» **Work instructions**
Write the data out again exactly, with no pictures.

● ● ● ● ● ● ●

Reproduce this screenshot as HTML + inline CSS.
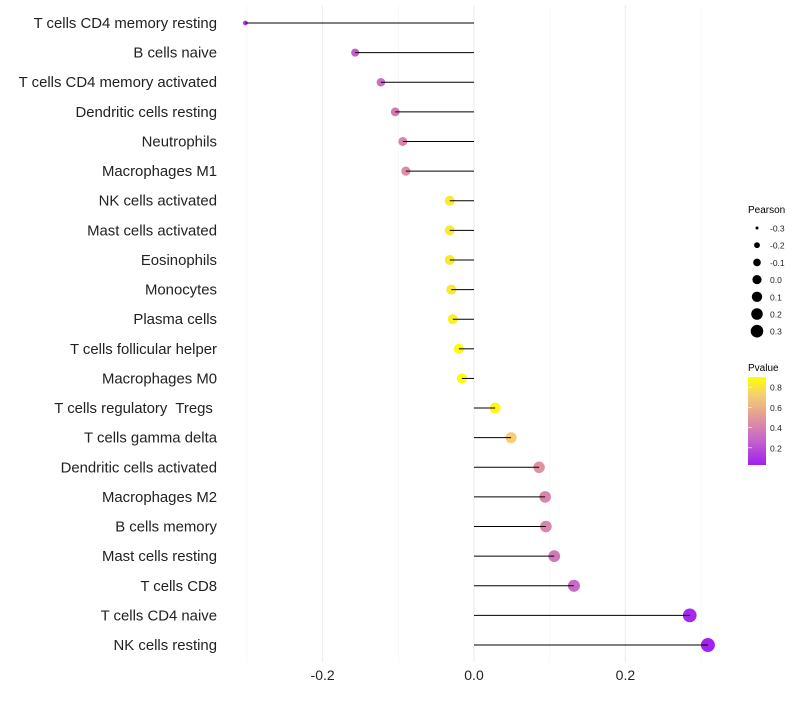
<!DOCTYPE html>
<html><head><meta charset="utf-8"><style>
body{margin:0;background:#fff;font-family:"Liberation Sans",sans-serif}
text{white-space:pre}
</style></head><body>
<svg id="c" width="800" height="700" xmlns="http://www.w3.org/2000/svg">
<defs><linearGradient id="pg" x1="0" y1="1" x2="0" y2="0">
<stop offset="0" stop-color="#a020f0"/><stop offset="0.3" stop-color="#c868c8"/><stop offset="0.55" stop-color="#e39a98"/><stop offset="0.8" stop-color="#f5d070"/><stop offset="1" stop-color="#ffff00"/></linearGradient></defs>
<g id="grid"></g><g id="points"></g><g id="marks"></g><g id="labels"></g><g id="legend"></g>
</svg>
<script>
const categories=["T cells CD4 memory resting","B cells naive","T cells CD4 memory activated","Dendritic cells resting","Neutrophils","Macrophages M1","NK cells activated","Mast cells activated","Eosinophils","Monocytes","Plasma cells","T cells follicular helper","Macrophages M0","T cells regulatory  Tregs ","T cells gamma delta","Dendritic cells activated","Macrophages M2","B cells memory","Mast cells resting","T cells CD8","T cells CD4 naive","NK cells resting"];
const pearson=[-0.302,-0.157,-0.123,-0.104,-0.094,-0.090,-0.032,-0.032,-0.032,-0.030,-0.028,-0.020,-0.016,0.028,0.049,0.086,0.094,0.095,0.106,0.132,0.285,0.309];
const pvalue=[0.12,0.25,0.32,0.38,0.42,0.45,0.82,0.82,0.82,0.82,0.84,0.88,0.9,0.86,0.72,0.48,0.42,0.42,0.36,0.3,0.06,0.04];
const xTicks=[-0.2,0.0,0.2];
const legendSizes=[-0.3,-0.2,-0.1,0.0,0.1,0.2,0.3];
const pTicks=[0.8,0.6,0.4,0.2];
const NS="http://www.w3.org/2000/svg";
const X=v=>474+v*757;
const Y=i=>23+i*29.62;
const R=v=>Math.sqrt(Math.max(2,16+70.8*(v+0.157)));
const RL=v=>Math.sqrt(Math.max(1,2.25+62*(v+0.3)));
const stops=[[0,[160,32,240]],[0.3,[200,104,200]],[0.55,[227,154,152]],[0.8,[245,208,112]],[1,[255,255,0]]];
function col(p){const t=Math.min(1,Math.max(0,(p-0.03)/0.87));for(let k=1;k<stops.length;k++){if(t<=stops[k][0]){const a=stops[k-1],b=stops[k],f=(t-a[0])/(b[0]-a[0]);return "rgb("+a[1].map((c,j)=>Math.round(c+(b[1][j]-c)*f)).join(",")+")";}}return "rgb(255,255,0)";}
function mk(tag,at,parent){const e=document.createElementNS(NS,tag);for(const k in at)e.setAttribute(k,at[k]);document.getElementById(parent).appendChild(e);return e;}
[-0.3,-0.1,0.1,0.3].forEach(v=>{const l=mk("line",{x1:X(v),x2:X(v),y1:5,y2:662,stroke:"#f4f4f4","stroke-width":0.6},"grid");});
xTicks.forEach(v=>{const l=mk("line",{x1:X(v),x2:X(v),y1:5,y2:662,stroke:"#ebebeb","stroke-width":1},"grid");
const t=mk("text",{x:X(v),y:680,"text-anchor":"middle","font-size":14,fill:"#222"},"labels");t.textContent=v.toFixed(1);});
categories.forEach((c,i)=>{const y=Y(i);
const d=mk("circle",{cx:X(pearson[i]),cy:y,r:R(pearson[i]),fill:col(pvalue[i])},"points");
const s=mk("line",{x1:X(0),x2:X(pearson[i]),y1:y,y2:y,stroke:"#000","stroke-width":1},"marks");
const t=mk("text",{x:217,y:y+5,"text-anchor":"end","font-size":14.9,fill:"#222"},"labels");t.textContent=c;});
let t=mk("text",{x:748,y:213,"font-size":10,fill:"#000"},"legend");t.textContent="Pearson";
legendSizes.forEach((v,k)=>{const y=228+k*17.2;const c=mk("circle",{cx:757,cy:y,r:RL(v),fill:"#000"},"legend");
const l=mk("text",{x:770,y:y+3.5,"font-size":8.5,fill:"#222"},"legend");l.textContent=v.toFixed(1);});
t=mk("text",{x:748,y:371,"font-size":10,fill:"#000"},"legend");t.textContent="Pvalue";
const bar=mk("rect",{x:748,y:377,width:18,height:88,fill:"url(#pg)"},"legend");
pTicks.forEach(p=>{const y=465-(p-0.03)/0.87*88;const l=mk("text",{x:770,y:y+3.5,"font-size":8.5,fill:"#222"},"legend");l.textContent=p.toFixed(1);
const tk=mk("line",{x1:748,x2:752,y1:y,y2:y,stroke:"#fff","stroke-width":0.6},"legend");});
</script>
</body></html>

● ● ● ● ● ● ●

» **Problem solution**
Reproduce this screenshot as HTML + inline CSS.
<!DOCTYPE html>
<html><head><meta charset="utf-8"><style>
body{margin:0;background:#fff;font-family:"Liberation Sans",sans-serif}
text{white-space:pre}
</style></head><body>
<svg id="c" width="800" height="700" xmlns="http://www.w3.org/2000/svg">
<defs><linearGradient id="pg" x1="0" y1="1" x2="0" y2="0">
<stop offset="0" stop-color="#a020f0"/><stop offset="0.3" stop-color="#c868c8"/><stop offset="0.55" stop-color="#e39a98"/><stop offset="0.8" stop-color="#f5d070"/><stop offset="1" stop-color="#ffff00"/></linearGradient></defs>
<g id="grid"></g><g id="points"></g><g id="marks"></g><g id="labels"></g><g id="legend"></g>
</svg>
<script>
const categories=["T cells CD4 memory resting","B cells naive","T cells CD4 memory activated","Dendritic cells resting","Neutrophils","Macrophages M1","NK cells activated","Mast cells activated","Eosinophils","Monocytes","Plasma cells","T cells follicular helper","Macrophages M0","T cells regulatory  Tregs ","T cells gamma delta","Dendritic cells activated","Macrophages M2","B cells memory","Mast cells resting","T cells CD8","T cells CD4 naive","NK cells resting"];
const pearson=[-0.302,-0.157,-0.123,-0.104,-0.094,-0.090,-0.032,-0.032,-0.032,-0.030,-0.028,-0.020,-0.016,0.028,0.049,0.086,0.094,0.095,0.106,0.132,0.285,0.309];
const pvalue=[0.12,0.25,0.32,0.38,0.42,0.45,0.82,0.82,0.82,0.82,0.84,0.88,0.9,0.86,0.72,0.48,0.42,0.42,0.36,0.3,0.06,0.04];
const xTicks=[-0.2,0.0,0.2];
const legendSizes=[-0.3,-0.2,-0.1,0.0,0.1,0.2,0.3];
const pTicks=[0.8,0.6,0.4,0.2];
const NS="http://www.w3.org/2000/svg";
const X=v=>474+v*757;
const Y=i=>23+i*29.62;
const R=v=>Math.sqrt(Math.max(2,16+70.8*(v+0.157)));
const RL=v=>Math.sqrt(Math.max(1,2.25+62*(v+0.3)));
const stops=[[0,[160,32,240]],[0.3,[200,104,200]],[0.55,[227,154,152]],[0.8,[245,208,112]],[1,[255,255,0]]];
function col(p){const t=Math.min(1,Math.max(0,(p-0.03)/0.87));for(let k=1;k<stops.length;k++){if(t<=stops[k][0]){const a=stops[k-1],b=stops[k],f=(t-a[0])/(b[0]-a[0]);return "rgb("+a[1].map((c,j)=>Math.round(c+(b[1][j]-c)*f)).join(",")+")";}}return "rgb(255,255,0)";}
function mk(tag,at,parent){const e=document.createElementNS(NS,tag);for(const k in at)e.setAttribute(k,at[k]);document.getElementById(parent).appendChild(e);return e;}
[-0.3,-0.1,0.1,0.3].forEach(v=>{const l=mk("line",{x1:X(v),x2:X(v),y1:5,y2:662,stroke:"#f4f4f4","stroke-width":0.6},"grid");});
xTicks.forEach(v=>{const l=mk("line",{x1:X(v),x2:X(v),y1:5,y2:662,stroke:"#ebebeb","stroke-width":1},"grid");
const t=mk("text",{x:X(v),y:680,"text-anchor":"middle","font-size":14,fill:"#222"},"labels");t.textContent=v.toFixed(1);});
categories.forEach((c,i)=>{const y=Y(i);
const d=mk("circle",{cx:X(pearson[i]),cy:y,r:R(pearson[i]),fill:col(pvalue[i])},"points");
const s=mk("line",{x1:X(0),x2:X(pearson[i]),y1:y,y2:y,stroke:"#000","stroke-width":1},"marks");
const t=mk("text",{x:217,y:y+5,"text-anchor":"end","font-size":14.9,fill:"#222"},"labels");t.textContent=c;});
let t=mk("text",{x:748,y:213,"font-size":10,fill:"#000"},"legend");t.textContent="Pearson";
legendSizes.forEach((v,k)=>{const y=228+k*17.2;const c=mk("circle",{cx:757,cy:y,r:RL(v),fill:"#000"},"legend");
const l=mk("text",{x:770,y:y+3.5,"font-size":8.5,fill:"#222"},"legend");l.textContent=v.toFixed(1);});
t=mk("text",{x:748,y:371,"font-size":10,fill:"#000"},"legend");t.textContent="Pvalue";
const bar=mk("rect",{x:748,y:377,width:18,height:88,fill:"url(#pg)"},"legend");
pTicks.forEach(p=>{const y=465-(p-0.03)/0.87*88;const l=mk("text",{x:770,y:y+3.5,"font-size":8.5,fill:"#222"},"legend");l.textContent=p.toFixed(1);
const tk=mk("line",{x1:748,x2:752,y1:y,y2:y,stroke:"#fff","stroke-width":0.6},"legend");});
</script>
</body></html>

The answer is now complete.